Winnie the Pooh runs approximately 69 minutes and is rated G.
‘The Deathly Hallows’ Bring Closure to a Spellbound Generation
Harry Potter and the Deathly Hallows Part 2 brings a generation of witchcraft and wizardry to a close at Hogwarts in the most spectacular way possible, in 3D and IMAX. The final installment is billed as the final confrontation between Harry Potter (Daniel Radcliffe) and Lord Voldemort (Ralph Fiennes), where “it all ends.”
Without a doubt Harry Potter is the most successful film franchise of all time and arguably one of the most celebrated and successful set of novels. “The boy who lived,” captured the imaginations and hearts of generations. These films became family affairs and every inner-wizard’s/witch’s dream came true. So it should come as no surprise that Part Two of The Deathly Hallows is full of drama, comedy, action, adventure and magic – and like the characters and actors, the films themselves have matured and taken on more adolescent/early adult feels of their own.

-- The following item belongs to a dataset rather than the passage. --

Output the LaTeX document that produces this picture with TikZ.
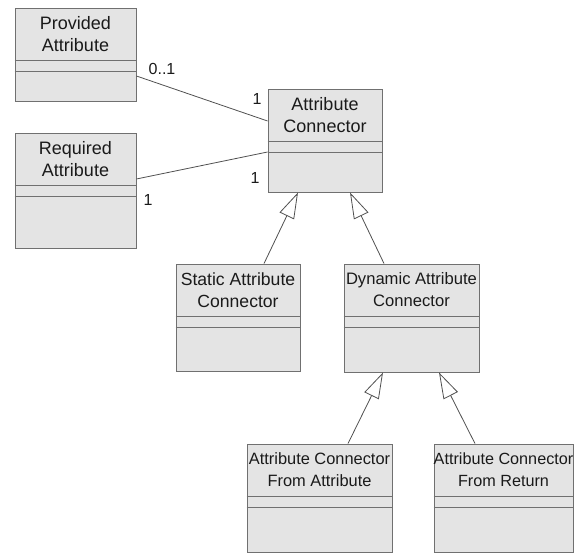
\documentclass[tikz,border=0pt]{standalone}
\usepackage{fontspec}
\setmainfont{Liberation Sans}
\usetikzlibrary{fit,arrows.meta}
\definecolor{boxfill}{HTML}{E4E4E4}
\definecolor{boxline}{HTML}{707070}
\definecolor{conline}{HTML}{505050}
\definecolor{txt}{HTML}{1A1A1A}
\tikzset{
  classbox/.style={draw=boxline, fill=boxfill, line width=0.9pt, inner sep=0pt},
  divider/.style={draw=boxline, line width=0.9pt},
  classtext/.style={align=center, text=txt, inner sep=0pt},
  mult/.style={text=txt, inner sep=0pt, font=\fontsize{16}{18}\selectfont},
  assoc/.style={draw=conline, line width=0.8pt},
  gener/.style={draw=conline, line width=0.8pt, -{Triangle[open, fill=white, length=26pt, width=16pt, line width=0.8pt]}}
}
% [font size], name, x1, y1, x2, y2, text
\newcommand\umlclass[7][18]{%
  \node[classbox, fit={(#3,#4) (#5,#6)}] (#2) {};
  \node[classtext, font=\fontsize{#1}{22}\selectfont] (#2-t) at ({(#3+#5)/2},{#4+26}) {#7};
  \draw[divider] (#2.west |- 0,{#4+52}) -- (#2.east |- 0,{#4+52});
  \draw[divider] (#2.west |- 0,{#4+63}) -- (#2.east |- 0,{#4+63});
}
\begin{document}
\begin{tikzpicture}[x=1pt,y=-1pt]
\useasboundingbox (0,0) rectangle (575,553);
\umlclass{pa}{15}{8}{136}{101}{Provided\\Attribute}
\umlclass{ra}{15}{133}{136}{248}{Required\\Attribute}
\umlclass{ac}{268}{89}{382}{192}{Attribute\\Connector}
\umlclass[17.6]{sac}{176}{264}{300}{371}{Static Attribute\\Connector}
\umlclass[16.6]{dac}{344}{264}{479}{372}{Dynamic Attribute\\Connector}
\umlclass[16.4]{fa}{247}{444}{392}{552}{Attribute Connector\\From Attribute}
\umlclass[16.2]{fr}{434}{444}{573}{552}{Attribute Connector\\From Return}
% associations
\draw[assoc] (pa.east |- 0,76) -- (ac.west |- 0,121);
\draw[assoc] (ra.east |- 0,179) -- (ac.west |- 0,152);
\node[mult] (m1) at (162,69) {0..1};
\node[mult] (m2) at (257,99) {1};
\node[mult] (m3) at (255,178) {1};
\node[mult] (m4) at (148,200) {1};
% generalizations
\draw[gener] (264,0 |- sac.north) -- (298,0 |- ac.south);
\draw[gener] (384,0 |- dac.north) -- (350,0 |- ac.south);
\draw[gener] (348,0 |- fa.north) -- (383,0 |- dac.south);
\draw[gener] (475,0 |- fr.north) -- (439,0 |- dac.south);
\end{tikzpicture}
\end{document}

Directed by David Yates (his fourth in the franchise), Part Two (like Part One) takes more of an artistic approach (despite the sometimes campy ghosts that will age the films significantly in the not too distant future) to telling the finale of Harry Potter, in that it’s quieter, cinematically beautiful and teeming with closeups. Our protagonists Harry Potter, Hermoine (Emma Watson) and Ron (Rupert Grint) seek The Dark Lord’s remaining Horcruxes (the items responsible for Voldemort’s immortality) and return to Hogwarts with hopes of his demise.
Upon their arrival, they learn that Professor Severus Snape (Alan Rickman) is now Headmaster at Hogwarts and expose him as the man responsible for the death of Dumbledore – casting him into an extremely intriguing and long-awaited battle with the returning Professor McGonagall (Maggie Smith). McGonagall and the other professors unite in one cause – to aide Harry Potter and save Hogwarts and each other. The battle ensues between quiet, tender moments and revelations while bringing forth the unsung heroes Luna Lovegood (Evanna Lynch) and Neville Longbottom (Matthew Lewis).

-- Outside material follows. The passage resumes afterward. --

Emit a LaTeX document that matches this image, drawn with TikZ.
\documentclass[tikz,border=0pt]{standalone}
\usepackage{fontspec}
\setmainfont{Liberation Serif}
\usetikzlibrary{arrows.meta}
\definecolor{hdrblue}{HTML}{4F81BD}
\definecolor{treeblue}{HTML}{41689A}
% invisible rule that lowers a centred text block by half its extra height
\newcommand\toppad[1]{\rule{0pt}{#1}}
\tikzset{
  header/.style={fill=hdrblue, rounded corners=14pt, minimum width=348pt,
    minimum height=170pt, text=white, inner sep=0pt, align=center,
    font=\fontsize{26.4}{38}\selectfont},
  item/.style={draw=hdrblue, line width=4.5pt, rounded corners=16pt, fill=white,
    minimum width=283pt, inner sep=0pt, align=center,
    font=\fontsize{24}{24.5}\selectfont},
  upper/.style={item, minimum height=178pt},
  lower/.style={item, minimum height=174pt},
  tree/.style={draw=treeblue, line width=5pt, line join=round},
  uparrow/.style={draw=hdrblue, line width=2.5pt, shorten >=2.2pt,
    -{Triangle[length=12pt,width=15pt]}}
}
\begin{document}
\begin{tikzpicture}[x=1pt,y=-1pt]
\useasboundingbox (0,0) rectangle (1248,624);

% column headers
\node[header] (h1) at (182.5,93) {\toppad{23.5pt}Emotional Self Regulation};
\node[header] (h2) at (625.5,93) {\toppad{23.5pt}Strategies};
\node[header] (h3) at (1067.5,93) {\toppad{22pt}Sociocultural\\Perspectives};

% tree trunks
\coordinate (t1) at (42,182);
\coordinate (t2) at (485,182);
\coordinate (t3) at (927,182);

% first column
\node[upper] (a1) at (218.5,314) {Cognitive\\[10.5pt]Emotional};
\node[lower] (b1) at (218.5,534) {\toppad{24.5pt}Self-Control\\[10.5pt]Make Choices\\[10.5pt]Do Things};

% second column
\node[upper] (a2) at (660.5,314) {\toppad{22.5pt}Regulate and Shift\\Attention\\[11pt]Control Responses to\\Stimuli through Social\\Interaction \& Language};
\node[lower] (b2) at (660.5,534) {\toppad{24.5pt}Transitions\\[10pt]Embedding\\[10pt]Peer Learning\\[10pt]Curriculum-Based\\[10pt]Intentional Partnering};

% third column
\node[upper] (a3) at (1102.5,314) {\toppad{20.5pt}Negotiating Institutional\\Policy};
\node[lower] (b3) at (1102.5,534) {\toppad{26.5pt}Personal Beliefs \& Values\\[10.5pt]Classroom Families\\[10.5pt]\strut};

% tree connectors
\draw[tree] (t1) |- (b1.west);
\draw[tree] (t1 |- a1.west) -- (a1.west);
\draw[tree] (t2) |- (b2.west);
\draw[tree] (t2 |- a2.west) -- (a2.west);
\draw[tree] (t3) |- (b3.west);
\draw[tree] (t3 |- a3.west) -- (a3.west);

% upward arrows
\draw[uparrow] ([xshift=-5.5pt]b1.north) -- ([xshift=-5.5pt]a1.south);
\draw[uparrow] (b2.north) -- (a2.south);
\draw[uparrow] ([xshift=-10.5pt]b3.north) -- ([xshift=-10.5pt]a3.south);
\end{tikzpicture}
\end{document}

The Deathly Hallows contain footage from previous films and intricate details that change perceptions of certain characters. And as it all begins to quickly unravel, one harkens back to the trailer’s teasing line by Voldemort, has Harry Potter, “the boy who lived…come to die.”? It’s a beautiful film that if seen in 3D will have you moving back and forth from and to the edge of your seat and it’s full of moments where magical moments spring from the screen. I cannot and will not divulge the deaths we see, but I will say, be prepared to be amazed because Eduardo Serra’s cinematography is beyond breathtaking in certain moments and the film’s overall art direction is stunning.

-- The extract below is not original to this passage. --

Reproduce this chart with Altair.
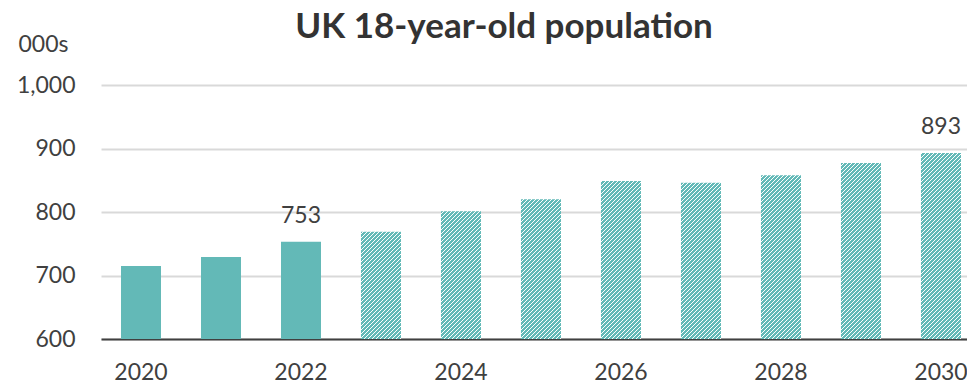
import altair as alt
import pandas as pd

# UK 18-year-old population, thousands (2023 onwards are projections)
years = list(range(2020, 2031))
population = [715, 729, 753, 769, 801, 820, 849, 846, 858, 877, 893]
first_projected = 2023
labelled_years = [2022, 2030]
y_ticks = [600, 700, 800, 900, 1000]
x_ticks = [2020, 2022, 2024, 2026, 2028, 2030]

TEAL = "#63b9b7"
TEXT = "#404040"
FONT = "Lato"

# plot-area geometry
PLOT_W, PLOT_H = 866, 254
Y_MIN, Y_MAX = 600, 1000
STEP = PLOT_W / (len(years) - 0.5 + 2 * 0.1625)
BAR_W = STEP * 0.5


def hatch(value, period=4.0, ink=0.58):
    """Diagonal '/' stripes as a hard-stop linear gradient sized to one bar.

    The stripe phase is anchored at the bar's bottom-left corner so every
    bar shows the same pattern whatever its height.
    """
    w = BAR_W
    h = (value - Y_MIN) * PLOT_H / (Y_MAX - Y_MIN)
    s = w + h
    k = s / (w * w + h * h)
    stops = []
    pos = (h % period) - period
    while pos < s:
        a = max(pos, 0.0) / s
        b = min(max(pos + ink * period, 0.0), s) / s
        c = min(max(pos + period, 0.0), s) / s
        stops += [
            {"offset": round(a, 5), "color": TEAL},
            {"offset": round(b, 5), "color": TEAL},
            {"offset": round(b, 5), "color": "white"},
            {"offset": round(c, 5), "color": "white"},
        ]
        pos += period
    return {"gradient": "linear", "x1": 0, "y1": 0,
            "x2": w * k, "y2": h * k, "stops": stops}


df = pd.DataFrame({"year": years, "population": population})

fill_conditions = [
    {"test": f"datum.year == {y}", "value": hatch(v)}
    for y, v in zip(years, population) if y >= first_projected
]

x_enc = alt.X(
    "year:O",
    scale=alt.Scale(paddingInner=0.5, paddingOuter=0.1625, align=0.769),
    axis=alt.Axis(values=x_ticks, labelAngle=0, title=None, ticks=False,
                  domain=True, domainColor=TEXT, domainWidth=2,
                  labelPadding=22, grid=False),
)
y_enc = alt.Y(
    "population:Q",
    scale=alt.Scale(domain=[Y_MIN, Y_MAX], nice=False, zero=False),
    axis=alt.Axis(values=y_ticks, format=",d", grid=True, gridColor="#d9d9d9",
                  gridWidth=2, domain=False, ticks=False, labelPadding=26,
                  title="000s", titleAngle=0, titleAlign="left",
                  titleBaseline="alphabetic", titleX=-83, titleY=-34,
                  titleFont=FONT, titleFontSize=23, titleFontWeight="normal",
                  titleColor=TEXT),
)

bars = alt.Chart(df).mark_bar().encode(
    x=x_enc,
    y=y_enc,
    y2=alt.datum(Y_MIN),
    fill=alt.FillValue(value=TEAL, condition=fill_conditions),
)

labels = alt.Chart(df).mark_text(
    font=FONT, fontSize=23, color=TEXT, baseline="alphabetic", dy=-19
).encode(
    x=alt.X("year:O"),
    y=alt.Y("population:Q"),
    text=alt.Text("population:Q"),
).transform_filter(alt.FieldOneOfPredicate(field="year", oneOf=labelled_years))

chart = alt.layer(bars, labels).properties(
    width=PLOT_W,
    height=PLOT_H,
    autosize=alt.AutoSizeParams(type="none"),
    padding={"left": 101, "top": 85, "right": 0, "bottom": 44},
    title=alt.TitleParams(
        "UK 18-year-old population", font=FONT, fontSize=35,
        fontWeight="bold", color="#333333", anchor="middle", frame="group",
        dx=-30, dy=40, offset=0, baseline="alphabetic",
    ),
).configure_view(stroke=None).configure_axis(
    labelFont=FONT, labelFontSize=23, labelColor=TEXT
)

chart.save("out.html", embed_options={"renderer": "svg", "actions": False})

But more than the movie itself, this represents one final escape on a journey that began on Platform 9 3/4 over a decade ago. The sentiment and emotional value of Part Two propels the film to heights not seen since The Goblet of Fire. And as Potter continues to shatter records around the world, one thing is certain amidst the love, changes of heart, revelations and spellbinding allure, Harry Potter’s legacy and contribution to film history will never die. It’s a perfect ending to a journey and may bring a tear or two to your eye and in the words of Snape, you should “take them,” because tears tell stories. And for this author, this franchise’s conclusion is bittersweet for more than one reason. Bravo, well done Mr. Potter, well done.
Harry Potter and the Deathly Hallows Part Two runs approximately 130 minutes and is rated PG-13.